Unnamed: 0,name,nomination_no,congress_no,circuit,confirmation_date,yea_votes,nay_votes,record_vote_number
0,Roopali H. Desai,PN2262,117,Ninth,2022-08-04,67,29,284
1,Florence Y. Pan,PN2193,117,District of Columbia,2022-09-20,52,42,340
2,Sarah A. L. Merriam,PN2141,117,Second,2022-09-15,53,44,337
3,Lara E. Montecalvo,PN2140,117,First,2022-09-14,52,47,335
4,Salvador Mendoza Jr,PN1966,117,Ninth,2022-09-12,46,40,331


In [4]:
df['confirmation_year']=df['confirmation_date'].dt.to_period('Y')

df.confirmation_year = df.confirmation_year.map(str)
df.confirmation_year = df.confirmation_year.astype(int)

df['session'] = df.confirmation_year.apply(lambda x: "2" if x % 2 == 0 else "1")

Because the record vote numbers are repeated every year, some nominations share the number. Later on I will need a unique number for each nomination, so I create a vote_id by merging the congress #, the session # and and the record vote #.

In [5]:
df['vote_id'] = df.congress_no.astype(str) + df.session.astype(str) + df.record_vote_number.astype(str)

In [6]:
df.to_csv("voteinfo.csv", index=False)

### Scraping each senators vote for each confirmation

In [20]:
import pandas as pd
from bs4 import BeautifulSoup
import requests
from playwright.async_api import async_playwright

playwright = await async_playwright().start()
browser = await playwright.chromium.launch(headless = False)
page = await browser.new_page()

The loop below loops through every webpage and scrapes the content.

In [21]:
# DO NOT RUN ALL THE TIME! MIGHT UPSET THE SERVER...

votes = [] 
for index, row in df.iterrows():
    record_vote_number = row['record_vote_number']
    congress_no = row['congress_no']
    session = row['session']
    await page.goto(f"https://www.senate.gov/legislative/LIS/roll_call_votes/vote{congress_no}{session}/vote_{congress_no}_{session}_00{record_vote_number}.htm")

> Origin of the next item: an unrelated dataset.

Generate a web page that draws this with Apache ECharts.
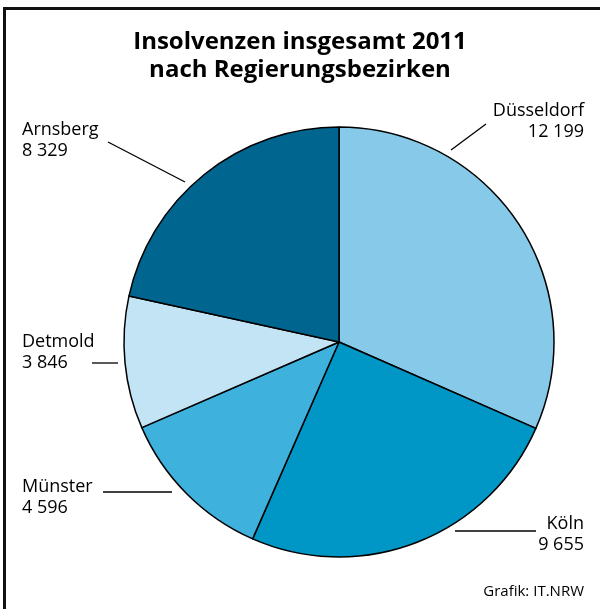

    html = await page.content()

    doc = BeautifulSoup(html)

    nominations = {}
    nominations["congress_no"] = row['congress_no']
    nominations["session"] = row['session']
    nominations["vote_number"] = doc.select("#secondary_col2 > div:nth-child(7) > div:nth-child(2)")

    results = doc.select("#secondary_col2 > div:nth-child(14) > span ")

    nomination = []
    for row in results:
        nomination.append(row.text)

    nomination1 = [item.split('\n') for item in nomination]

    nomination1_flat = [item for l in nomination1 for item in l]

    nomination2 = [item.split(',') for item in nomination1_flat]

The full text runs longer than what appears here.